Copy exactly, and only, the lines below from the first through the one containing "20, 25, 30];", both included; pictures are omitted.

**Dataset content:**
_____
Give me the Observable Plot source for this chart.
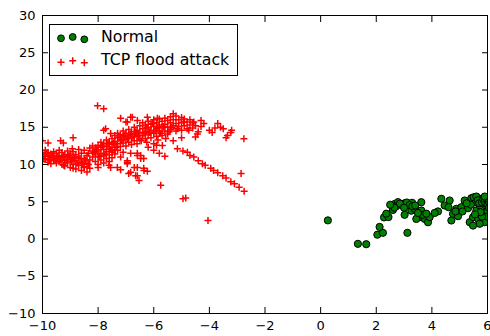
<!DOCTYPE html>
<html>
<head>
<meta charset="utf-8">
<script src="https://cdn.jsdelivr.net/npm/d3@7"></script>
<script src="https://cdn.jsdelivr.net/npm/@observablehq/plot@0.6"></script>
<style>
  html, body { margin: 0; padding: 0; background: white; }
  #wrap { position: relative; width: 490px; height: 336px; overflow: hidden; }
  #legend { position: absolute; left: 49px; top: 24px; width: 189px; height: 52px;
            border: 1px solid black; background: white; box-sizing: border-box;
            font-family: "DejaVu Sans", sans-serif; font-size: 15.8px; }
  #legend svg { position: absolute; left: 0; top: 0; }
  #legend .lab { position: absolute; left: 51px; white-space: nowrap; line-height: 1; }
</style>
</head>
<body>
<div id="wrap">
  <div id="chart"></div>
  <div id="legend">
    <svg width="40" height="50">
      <circle cx="11" cy="13.3" r="3.4" fill="#008000" stroke="black" stroke-width="1"/>
      <circle cx="22.7" cy="12" r="3.4" fill="#008000" stroke="black" stroke-width="1"/>
      <circle cx="34.3" cy="14.3" r="3.4" fill="#008000" stroke="black" stroke-width="1"/>
      <path d="M7.5,37.3h7M11,33.8v7M19.2,35.7h7M22.7,32.2v7M30.8,37.7h7M34.3,34.2v7" stroke="red" stroke-width="1.5" fill="none"/>
    </svg>
    <div class="lab" style="top:4px">Normal</div>
    <div class="lab" style="top:27px">TCP flood attack</div>
  </div>
</div>
<script>
const seriesNames = ["Normal", "TCP flood attack"];
const xTicks = [-10, -8, -6, -4, -2, 0, 2, 4, 6];
const yTicks = [-10, -5, 0, 5, 10, 15, 20, 25, 30];

const normal = [
  [0.26,2.5],[1.34,-0.65],[1.64,-0.7],[2.04,0.58],[2.24,0.83],[2.12,1.62],[3.12,0.83],
  [2.28,2.9],[2.44,2.95],[2.36,3.4],[2.6,3.9],[2.66,4.7],[2.78,4.95],[2.9,4.6],[2.96,4.5],
  [3.02,4.8],[3.1,4.9],[3.29,4.86],[3.2,4.55],[2.72,4.4],[2.85,4.75],[3.02,3.25],[3.26,3.8],
  [3.38,4.05],[3.62,4.94],[3.62,3.83],[3.56,2.93],[3.74,2.7],[3.86,2.25],[3.92,2.93],[3.44,2.7],
  [3.68,3.25],[3.5,3.5],[3.8,3.4],[4.22,3.7],[4.34,5.4],[4.46,4.5],[4.64,5.17],[4.6,4.27],
  [4.7,2.48],[4.76,3.38],[4.94,3.06],[4.88,4.05],[5.06,4.27],[5.18,5.17],[5.3,4.13],[5.36,2.26],
  [5.42,5.48],[5.54,4.94],[5.6,3.83],[5.48,2.93],[5.66,2.7],[5.72,4.5],[5.78,5.4],[5.84,3.38],
  [5.9,2.26],[5.96,4.27],[5.72,2.04],[5.48,1.8],[5.5,5.6],[5.6,5.7],[5.65,5.2],[5.7,4.8],
  [5.8,4.9],[5.85,5.3],[5.9,5.0],[5.95,5.5],[6.0,4.6],[6.0,3.8],[6.0,3.0],[5.8,3.0],[5.75,3.6],
  [5.55,3.3],[5.4,4.6],[5.25,4.8],[4.85,3.7],[4.1,3.5],[3.3,4.4],[2.65,4.2],[2.5,4.6],[3.0,4.2],
  [3.4,4.5],[5.9,5.7],[6.05,5.0],[6.05,4.2],[5.1,3.7]
];

const tcpFlood = [
  // dense left band
  [-10.0,11.0],[-10.0,11.6],[-10.0,10.4],[-9.9,11.3],[-9.9,10.7],[-9.9,11.9],[-9.8,11.1],[-9.8,10.3],
  [-9.8,11.6],[-9.7,10.9],[-9.7,11.4],[-9.7,10.1],[-9.6,11.7],[-9.6,10.6],[-9.6,11.1],[-9.5,10.2],
  [-9.5,11.5],[-9.5,10.8],[-9.4,11.9],[-9.4,10.4],[-9.4,11.2],[-9.3,10.0],[-9.3,10.9],[-9.3,11.6],
  [-9.2,10.5],[-9.2,11.3],[-9.2,9.8],[-9.1,11.8],[-9.1,10.2],[-9.1,11.0],[-9.0,10.7],[-9.0,9.6],
  [-9.0,11.4],[-8.9,10.0],[-8.9,11.7],[-8.9,10.9],[-8.8,9.4],[-8.8,10.5],[-8.8,11.3],[-8.7,9.9],
  [-8.7,11.0],[-8.7,12.0],[-8.6,9.2],[-8.6,10.3],[-8.6,11.5],[-8.5,9.7],[-8.5,10.8],[-8.5,11.9],
  [-8.4,9.0],[-8.4,10.1],[-8.4,11.2],[-8.3,9.5],[-8.3,10.6],[-8.3,12.2],
  [-9.95,10.8],[-9.85,11.5],[-9.75,10.6],[-9.65,11.2],[-9.55,10.5],[-9.45,11.0],[-9.35,10.6],
  [-9.25,11.1],[-9.15,10.6],[-9.05,11.2],[-8.95,10.4],[-8.85,11.0],[-8.75,10.2],[-8.65,10.8],
  [-8.55,10.1],[-8.45,10.6],[-8.35,11.5],[-8.35,10.0],
  [-9.24,9.9],[-8.9,9.5],[-8.5,9.6],[-8.0,9.6],
  // isolated left points
  [-10.0,13.2],[-9.8,12.9],[-9.35,13.2],[-9.25,12.9],[-8.9,13.6],[-8.93,12.1],
  // rising band
  [-8.2,11.0],[-8.2,11.8],[-8.2,12.5],[-8.1,10.4],[-8.1,11.4],[-8.1,12.2],[-8.0,10.0],[-8.0,11.0],
  [-8.0,11.8],[-8.0,12.6],[-7.9,10.6],[-7.9,11.5],[-7.9,12.3],[-7.9,13.0],[-7.8,10.2],[-7.8,11.2],
  [-7.8,12.0],[-7.8,12.8],[-7.7,10.8],[-7.7,11.7],[-7.7,12.5],[-7.7,13.3],[-7.6,11.3],[-7.6,12.2],
  [-7.6,13.0],[-7.6,10.4],[-7.5,11.8],[-7.5,12.7],[-7.5,13.5],[-7.5,10.9],[-7.4,12.3],[-7.4,13.1],
  [-7.4,13.9],[-7.4,11.4],[-7.3,12.8],[-7.3,13.6],[-7.3,14.2],[-7.3,11.9],[-7.2,12.4],[-7.2,13.3],
  [-7.2,14.0],[-7.1,12.9],[-7.1,13.7],[-7.1,14.5],[-7.0,12.5],[-7.0,13.4],[-7.0,14.2],[-6.9,13.0],
  [-6.9,13.9],[-6.9,14.7],[-6.8,12.7],[-6.8,13.6],[-6.8,14.4],[-6.7,13.2],[-6.7,14.1],[-6.7,15.0],
  [-6.6,12.8],[-6.6,13.8],[-6.6,14.6],[-6.5,13.4],[-6.5,14.3],[-6.5,15.2],
  [-8.15,11.6],[-8.05,12.0],[-7.95,11.1],[-7.85,12.4],[-7.75,11.4],[-7.65,12.8],[-7.55,12.0],
  [-7.45,12.9],[-7.35,12.3],[-7.25,13.7],[-7.15,13.2],[-7.05,13.9],[-6.95,13.5],[-6.85,14.1],
  [-6.75,13.7],[-6.65,14.4],[-6.55,13.9],
  [-7.8,14.6],[-7.55,14.15],[-7.73,14.8],
  // top of cluster
  [-8.02,17.9],[-7.8,17.5],[-7.19,16.2],[-6.95,15.7],[-6.83,16.35],[-6.59,15.9],[-6.23,16.35],
  [-5.87,16.2],[-6.77,16.35],[-7.0,15.7],
  // upper region
  [-6.4,13.9],[-6.4,14.8],[-6.4,15.6],[-6.3,13.5],[-6.3,14.4],[-6.3,15.3],[-6.2,14.0],[-6.2,14.9],
  [-6.2,15.8],[-6.1,13.6],[-6.1,14.6],[-6.1,15.4],[-6.0,14.2],[-6.0,15.1],[-6.0,16.0],[-5.9,13.8],
  [-5.9,14.8],[-5.9,15.6],[-5.8,14.4],[-5.8,15.3],[-5.8,16.1],[-5.7,13.9],[-5.7,14.9],[-5.7,15.8],
  [-5.6,14.5],[-5.6,15.4],[-5.6,16.2],[-5.5,14.1],[-5.5,15.0],[-5.5,15.9],[-5.4,14.7],[-5.4,15.6],
  [-5.4,16.4],[-5.3,15.2],[-5.3,16.0],[-5.3,16.8],[-5.2,14.5],[-5.2,15.5],[-5.2,16.5],[-5.1,15.1],
  [-5.1,16.0],[-5.0,14.6],[-5.0,15.6],[-5.0,16.3],[-4.9,15.2],[-4.9,16.1],[-4.8,14.8],[-4.8,15.7],
  [-4.7,15.3],[-4.7,16.0],[-4.6,14.9],[-4.6,15.6],[-4.5,15.2],[-6.0,12.8],[-5.69,12.55],
  [-5.57,13.5],[-5.3,13.2],[-5.0,13.6],[-4.74,14.6],[-4.43,14.1],
  [-6.35,14.2],[-6.25,15.0],[-6.15,14.3],[-6.05,15.5],[-5.95,14.5],[-5.85,15.0],[-5.75,14.2],
  [-5.65,15.1],[-5.45,14.4],[-5.35,15.0],[-5.15,14.8],[-6.45,13.2],[-6.25,13.0],[-5.85,13.3],
  // sparse upper right
  [-4.56,15.7],[-4.3,15.9],[-4.2,15.5],[-3.7,15.5],[-3.6,15.0],[-3.9,14.3],[-3.35,13.9],[-3.23,14.3],
  [-4.92,15.7],[-4.4,14.4],[-4.3,15.1],[-4.0,14.6],[-3.8,14.9],[-3.5,14.8],[-3.4,13.6],[-3.2,14.6],
  [-4.5,13.7],[-2.76,13.45],
  // long descending line
  [-5.15,12.1],[-4.95,11.8],[-4.79,11.65],[-4.7,11.2],[-4.56,11.0],[-4.4,10.5],[-4.25,10.1],
  [-4.15,9.9],[-3.95,9.5],[-3.85,9.2],[-3.7,8.9],[-3.52,8.5],[-3.4,8.2],[-3.23,7.7],[-3.1,7.4],
  [-2.93,6.95],[-2.75,6.4],[-2.86,8.8],
  // lower lines from the band
  [-7.49,11.65],[-7.19,11.0],[-6.95,10.5],[-6.59,11.2],[-6.47,10.8],[-7.61,9.9],[-7.31,9.6],
  [-6.95,10.1],[-6.9,8.8],[-6.59,9.6],[-6.65,8.5],[-6.53,7.85],[-6.36,9.5],[-7.55,9.6],
  [-7.19,9.3],[-6.83,8.97],[-6.59,8.5],[-6.35,9.2],[-6.23,9.1],[-6.7,9.6],[-6.95,10.3],
  [-6.59,11.5],[-6.36,10.8],[-7.4,11.9],[-7.1,11.65],[-6.83,11.5],[-6.47,11.2],
  [-6.2,12.3],[-6.0,11.9],[-5.8,11.5],[-5.6,11.1],[-5.9,12.6],
  // outliers
  [-5.75,7.2],[-4.95,5.4],[-4.85,5.5],[-4.05,2.5]
];

const normalData = normal.map(([x, y]) => ({x, y}));
const tcpData = tcpFlood.map(([x, y]) => ({x, y}));

const plusSymbol = {
  draw(context, size) {
    const r = Math.sqrt(size / Math.PI);
    context.moveTo(-r, 0); context.lineTo(r, 0);
    context.moveTo(0, -r); context.lineTo(0, r);
  }
};
const fmt = d3.format("d");

const chart = Plot.plot({
  width: 490, height: 336,
  marginLeft: 42, marginRight: 3, marginTop: 15, marginBottom: 23,
  style: {fontFamily: "DejaVu Sans, sans-serif", fontSize: "13px", background: "white", color: "black"},
  x: {domain: [-10, 6]},
  y: {domain: [-10, 30]},
  marks: [
    Plot.dot(normalData, {x: "x", y: "y", r: 3.6, fill: "#008000", stroke: "black", strokeWidth: 1, clip: true}),
    Plot.dot(tcpData, {x: "x", y: "y", r: 3.5, symbol: plusSymbol, fill: "none", stroke: "red", strokeWidth: 1.5, clip: true}),
    Plot.frame({stroke: "black", strokeWidth: 1}),
    Plot.axisX({ticks: xTicks, tickSize: -6, tickPadding: 13, tickFormat: fmt, label: null}),
    Plot.axisX({anchor: "top", ticks: xTicks, tickSize: -6, tickFormat: () => "", label: null}),
    Plot.axisY({ticks: yTicks, tickSize: -6, tickPadding: 13, tickFormat: fmt, label: null}),
    Plot.axisY({anchor: "right", ticks: yTicks, tickSize: -6, tickFormat: () => "", label: null})
  ]
});
document.getElementById("chart").appendChild(chart);
</script>
</body>
</html>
_____
**Reply:**
Give me the Observable Plot source for this chart.
<!DOCTYPE html>
<html>
<head>
<meta charset="utf-8">
<script src="https://cdn.jsdelivr.net/npm/d3@7"></script>
<script src="https://cdn.jsdelivr.net/npm/@observablehq/plot@0.6"></script>
<style>
  html, body { margin: 0; padding: 0; background: white; }
  #wrap { position: relative; width: 490px; height: 336px; overflow: hidden; }
  #legend { position: absolute; left: 49px; top: 24px; width: 189px; height: 52px;
            border: 1px solid black; background: white; box-sizing: border-box;
            font-family: "DejaVu Sans", sans-serif; font-size: 15.8px; }
  #legend svg { position: absolute; left: 0; top: 0; }
  #legend .lab { position: absolute; left: 51px; white-space: nowrap; line-height: 1; }
</style>
</head>
<body>
<div id="wrap">
  <div id="chart"></div>
  <div id="legend">
    <svg width="40" height="50">
      <circle cx="11" cy="13.3" r="3.4" fill="#008000" stroke="black" stroke-width="1"/>
      <circle cx="22.7" cy="12" r="3.4" fill="#008000" stroke="black" stroke-width="1"/>
      <circle cx="34.3" cy="14.3" r="3.4" fill="#008000" stroke="black" stroke-width="1"/>
      <path d="M7.5,37.3h7M11,33.8v7M19.2,35.7h7M22.7,32.2v7M30.8,37.7h7M34.3,34.2v7" stroke="red" stroke-width="1.5" fill="none"/>
    </svg>
    <div class="lab" style="top:4px">Normal</div>
    <div class="lab" style="top:27px">TCP flood attack</div>
  </div>
</div>
<script>
const seriesNames = ["Normal", "TCP flood attack"];
const xTicks = [-10, -8, -6, -4, -2, 0, 2, 4, 6];
const yTicks = [-10, -5, 0, 5, 10, 15, 20, 25, 30];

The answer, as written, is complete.